> **DATA**
_ _ _ _

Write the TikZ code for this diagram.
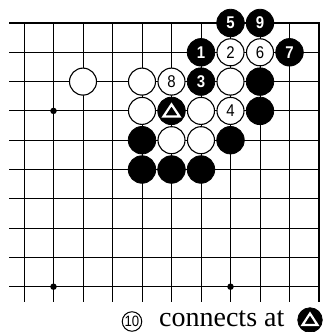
\documentclass[tikz,border=0pt]{standalone}
\usepackage{fontspec}
\setmainfont{Liberation Serif}
\newfontfamily\numfont[FakeStretch=0.88]{Liberation Sans}
\begin{document}
\begin{tikzpicture}[x=1pt,y=-1pt,
  gridline/.style={line width=0.9pt,black},
  edgeline/.style={line width=1.7pt,black},
  bst/.style={circle,fill=black,draw=black,line width=0.8pt,minimum size=27.5pt,inner sep=0pt,text=white,
    font=\numfont\bfseries\fontsize{17}{17}\selectfont},
  wst/.style={circle,fill=white,draw=black,line width=1.1pt,minimum size=27pt,inner sep=0pt,text=black,
    font=\numfont\fontsize{17}{17}\selectfont},
  hoshi/.style={circle,fill=black,minimum size=6.5pt,inner sep=0pt},
  trimark/.style={white,line width=2.2pt,line join=miter}
]
\useasboundingbox (0,0) rectangle (324,332);
\def\dx{29.5}\def\dy{29.3}
% grid
\foreach \c in {0,...,9} \draw[gridline] ({24+\dx*\c},23) -- ({24+\dx*\c},302);
\foreach \r in {1,...,9} \draw[gridline] (9,{23+\dy*\r}) -- ({24+\dx*10},{23+\dy*\r});
\draw[edgeline] (9,23) -- ({24+\dx*10},23) -- ({24+\dx*10},302);
% star points
\node[hoshi] (h1) at ({24+\dx*1},{23+\dy*3}) {};
\node[hoshi] (h2) at ({24+\dx*1},{23+\dy*9}) {};
\node[hoshi] (h3) at ({24+\dx*7},{23+\dy*9}) {};
% stones
\foreach \c/\r/\t/\n in {7/0/5/b5,8/0/9/b9,6/1/1/b1,9/1/7/b7,6/2/3/b3,8/2//b82,8/3//b83,4/4//b44,7/4//b74,4/5//b45,5/5//b55,6/5//b65}
  \node[bst] (\n) at ({24+\dx*\c},{23+\dy*\r}) {\t};
\foreach \c/\r/\t/\n in {7/1/2/w2,8/1/6/w6,2/2//w22,4/2//w42,5/2/8/w8,7/2//w72,4/3//w43,6/3//w63,7/3/4/w4,5/4//w54,6/4//w64}
  \node[wst] (\n) at ({24+\dx*\c},{23+\dy*\r}) {\t};
\node[bst] (tri) at ({24+\dx*5},{23+\dy*3}) {};
\draw[trimark] ([shift={(0,-6.5)}]tri.center) -- ([shift={(8,5.5)}]tri.center) -- ([shift={(-8,5.5)}]tri.center) -- cycle;
% caption
\node[wst,minimum size=19.5pt,line width=1pt,font=\numfont\fontsize{15}{15}\selectfont] (ten) at (132,321.5) {10};
\node[anchor=base west,inner sep=0pt,font=\fontsize{28}{28}\selectfont] (cap) at (159,326) {connects at};
\node[bst,minimum size=24.5pt] (tric) at (310,320) {};
\draw[trimark] ([shift={(0,-6.5)}]tric.center) -- ([shift={(7.5,5)}]tric.center) -- ([shift={(-7.5,5)}]tric.center) -- cycle;
\end{tikzpicture}
\end{document}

_ _ _ _

Leave out the pictures and print every line of the data exactly.

Write the TikZ code for this diagram.
\documentclass[tikz,border=0pt]{standalone}
\usepackage{fontspec}
\setmainfont{Liberation Serif}
\newfontfamily\numfont[FakeStretch=0.88]{Liberation Sans}
\begin{document}
\begin{tikzpicture}[x=1pt,y=-1pt,
  gridline/.style={line width=0.9pt,black},
  edgeline/.style={line width=1.7pt,black},
  bst/.style={circle,fill=black,draw=black,line width=0.8pt,minimum size=27.5pt,inner sep=0pt,text=white,
    font=\numfont\bfseries\fontsize{17}{17}\selectfont},
  wst/.style={circle,fill=white,draw=black,line width=1.1pt,minimum size=27pt,inner sep=0pt,text=black,
    font=\numfont\fontsize{17}{17}\selectfont},
  hoshi/.style={circle,fill=black,minimum size=6.5pt,inner sep=0pt},
  trimark/.style={white,line width=2.2pt,line join=miter}
]
\useasboundingbox (0,0) rectangle (324,332);
\def\dx{29.5}\def\dy{29.3}
% grid
\foreach \c in {0,...,9} \draw[gridline] ({24+\dx*\c},23) -- ({24+\dx*\c},302);
\foreach \r in {1,...,9} \draw[gridline] (9,{23+\dy*\r}) -- ({24+\dx*10},{23+\dy*\r});
\draw[edgeline] (9,23) -- ({24+\dx*10},23) -- ({24+\dx*10},302);
% star points
\node[hoshi] (h1) at ({24+\dx*1},{23+\dy*3}) {};
\node[hoshi] (h2) at ({24+\dx*1},{23+\dy*9}) {};
\node[hoshi] (h3) at ({24+\dx*7},{23+\dy*9}) {};
% stones
\foreach \c/\r/\t/\n in {7/0/5/b5,8/0/9/b9,6/1/1/b1,9/1/7/b7,6/2/3/b3,8/2//b82,8/3//b83,4/4//b44,7/4//b74,4/5//b45,5/5//b55,6/5//b65}
  \node[bst] (\n) at ({24+\dx*\c},{23+\dy*\r}) {\t};
\foreach \c/\r/\t/\n in {7/1/2/w2,8/1/6/w6,2/2//w22,4/2//w42,5/2/8/w8,7/2//w72,4/3//w43,6/3//w63,7/3/4/w4,5/4//w54,6/4//w64}
  \node[wst] (\n) at ({24+\dx*\c},{23+\dy*\r}) {\t};
\node[bst] (tri) at ({24+\dx*5},{23+\dy*3}) {};
\draw[trimark] ([shift={(0,-6.5)}]tri.center) -- ([shift={(8,5.5)}]tri.center) -- ([shift={(-8,5.5)}]tri.center) -- cycle;
% caption
\node[wst,minimum size=19.5pt,line width=1pt,font=\numfont\fontsize{15}{15}\selectfont] (ten) at (132,321.5) {10};
\node[anchor=base west,inner sep=0pt,font=\fontsize{28}{28}\selectfont] (cap) at (159,326) {connects at};
\node[bst,minimum size=24.5pt] (tric) at (310,320) {};
\draw[trimark] ([shift={(0,-6.5)}]tric.center) -- ([shift={(7.5,5)}]tric.center) -- ([shift={(-7.5,5)}]tric.center) -- cycle;
\end{tikzpicture}
\end{document}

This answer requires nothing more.